Aby w naszym klimacie owoc brzoskwiń dojrzał, trzeba te drzewa sadzić przy morze i prowadzić w szpaler, aby były wystawione na ciągłe operowanie słońca. Brzoskwiniom można nadawać rozmaite kształty, najwięcej jednak zaleca się bardzo prosty sposób, gdzie tylko jedna gałąź jest wyprowadzona w pochyłości 45 stopni do ziemi. Drzewka brzoskwiniowe nie powinny być ogołocone z gałązek owocowych, owszem już od samego dołu powinny być takowymi zapełnione, dlatego można nawet w próżnych miejscach oczka zasadzać — rozumie sio w czasie okulizacji.

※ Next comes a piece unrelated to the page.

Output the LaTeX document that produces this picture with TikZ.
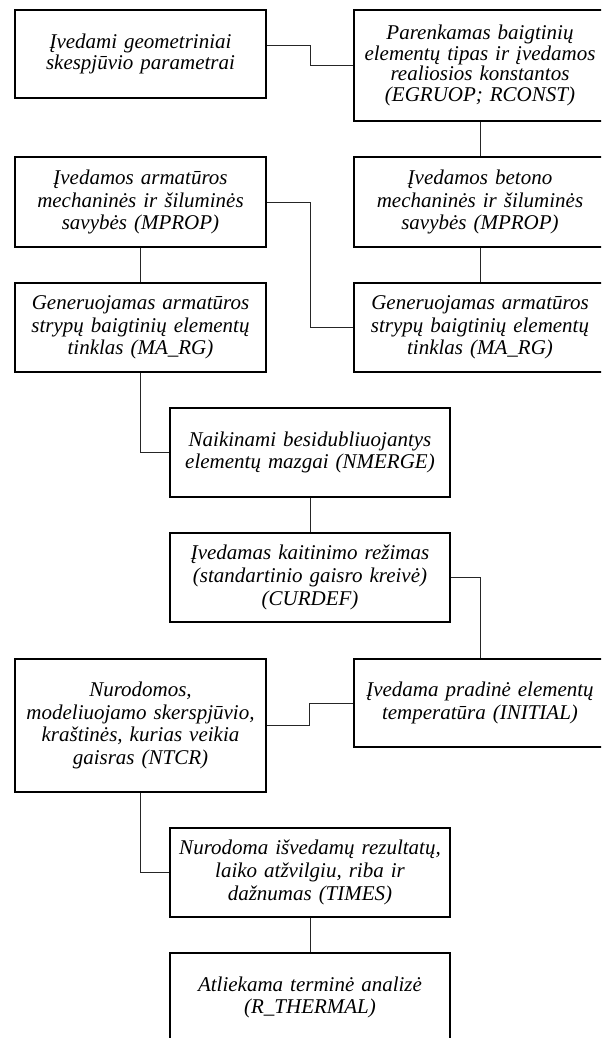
\documentclass[tikz,border=0pt]{standalone}
\usepackage{fontspec}
\setmainfont{Liberation Serif}
\tikzset{
  box/.style={draw, line width=0.9pt, align=center, inner xsep=3pt, inner ysep=0pt,
    font=\fontsize{12.6}{13.6}\selectfont\itshape},
  leftbox/.style={box, text width=144.6pt},
  midbox/.style={box, text width=162pt},
  rightbox/.style={box, text width=145.2pt},
  link/.style={line width=0.6pt, black!85}
}
\begin{document}
\begin{tikzpicture}[x=0.6pt,y=-0.6pt]
\clip (0,0) rectangle (601,1038);
\node[leftbox, minimum height=52.8pt, font=\fontsize{12.6}{12.2}\selectfont\itshape] (geom) at (140.5,54) {Įvedami geometriniai\\skespjūvio parametrai};
\node[rightbox, minimum height=66.6pt, font=\fontsize{12.6}{12.4}\selectfont\itshape] (eltype) at (480,65.5) {Parenkamas baigtinių\\elementų tipas ir įvedamos\\realiosios konstantos\\(EGRUOP; RCONST)};
\node[leftbox, minimum height=54pt] (rebarprop) at (140.5,202) {Įvedamos armatūros\\mechaninės ir šiluminės\\savybės (MPROP)};
\node[rightbox, minimum height=54pt] (concprop) at (480,202) {Įvedamos betono\\mechaninės ir šiluminės\\savybės (MPROP)};
\node[leftbox, minimum height=53.4pt] (meshL) at (140.5,327.5) {Generuojamas armatūros\\strypų baigtinių elementų\\tinklas (MA\_RG)};
\node[rightbox, minimum height=53.4pt] (meshR) at (480,327.5) {Generuojamas armatūros\\strypų baigtinių elementų\\tinklas (MA\_RG)};
\node[midbox, minimum height=53.4pt] (nmerge) at (310,452.5) {Naikinami besidubliuojantys\\elementų mazgai (NMERGE)};
\node[midbox, minimum height=53.4pt] (curdef) at (310,577.5) {Įvedamas kaitinimo režimas\\(standartinio gaisro kreivė)\\(CURDEF)};
\node[leftbox, minimum height=79.8pt] (ntcr) at (140.5,725.5) {Nurodomos,\\modeliuojamo skerspjūvio,\\kraštinės, kurias veikia\\gaisras (NTCR)};
\node[rightbox, minimum height=52.8pt] (initial) at (480,703) {Įvedama pradinė elementų\\temperatūra (INITIAL)};
\node[midbox, minimum height=53.4pt] (times) at (310,872.5) {Nurodoma išvedamų rezultatų,\\laiko atžvilgiu, riba ir\\dažnumas (TIMES)};
\node[midbox, minimum height=53.4pt] (thermal) at (310,997.5) {Atliekama terminė analizė\\(R\_THERMAL)};
\draw[link] ([yshift=5.4pt]geom.east) -- ++(44,0) |- (eltype.west);
\draw[link] (eltype.south) -- (concprop.north);
\draw[link] (rebarprop.east) -- ++(44,0) |- (meshR.west);
\draw[link] (rebarprop.south) -- (meshL.north);
\draw[link] (concprop.south) -- (meshR.north);
\draw[link] (meshL.south) |- (nmerge.west);
\draw[link] (nmerge.south) -- (curdef.north);
\draw[link] (curdef.east) -| (initial.north);
\draw[link] (initial.west) -- ++(-44,0) |- (ntcr.east);
\draw[link] (ntcr.south) |- (times.west);
\draw[link] (times.south) -- (thermal.north);
\end{tikzpicture}
\end{document}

Urodzajność brzoskwiń zależy wielce od utrzymania gałązek w równowadze przez stosowne naginanie, aby jedne gałązki konsumując za wiele soków nie stały się przyczyną osłabienia następnych, a same nie wyrosły w wielkie nie wydające owoców.

W tym celu należy gałązki silniejsze mocniej naginać, chociażby kora nawet miała popękać; przez naginanie bowiem ściskają się naczynia sokowe, a soki powstrzymane w pędzie posuną się dalej na korzyść następnych gałązek lub gałęzi głównych. Przy prowadzeniu brzoskwiń głównym jest zadaniem, aby się z gałązkami owocowymi jak najwięcej ku głównej gałęzi zbliżyć. Należy dlatego po zebraniu owoców (na zimę, a w naszym klimacie na wiosnę) obcinać gałązki owocowe staro, pozostawiając latorośle owocowo jak najbliżej gałęzi głównej; w ciągu zaś lata należy usuwać latorośle wyrastające z gałązek, zostawiając tylko koniuszek z jednym oczkiem, aby się z niego mógł wykształcić pączek kwiatowy. Nie należy także zezwalać, żeby drzewo w jednym roku za wiele owoców wydało, gdyż tym się wysila i nie przynosi owocu pięknego; dobrze jest dla tej samej przyczyny gałązki, gdy w owocach zawiązują się pestki, tak poobcinać, aby tylko 3 lub 4 owoce na jednej gałązce pozostały.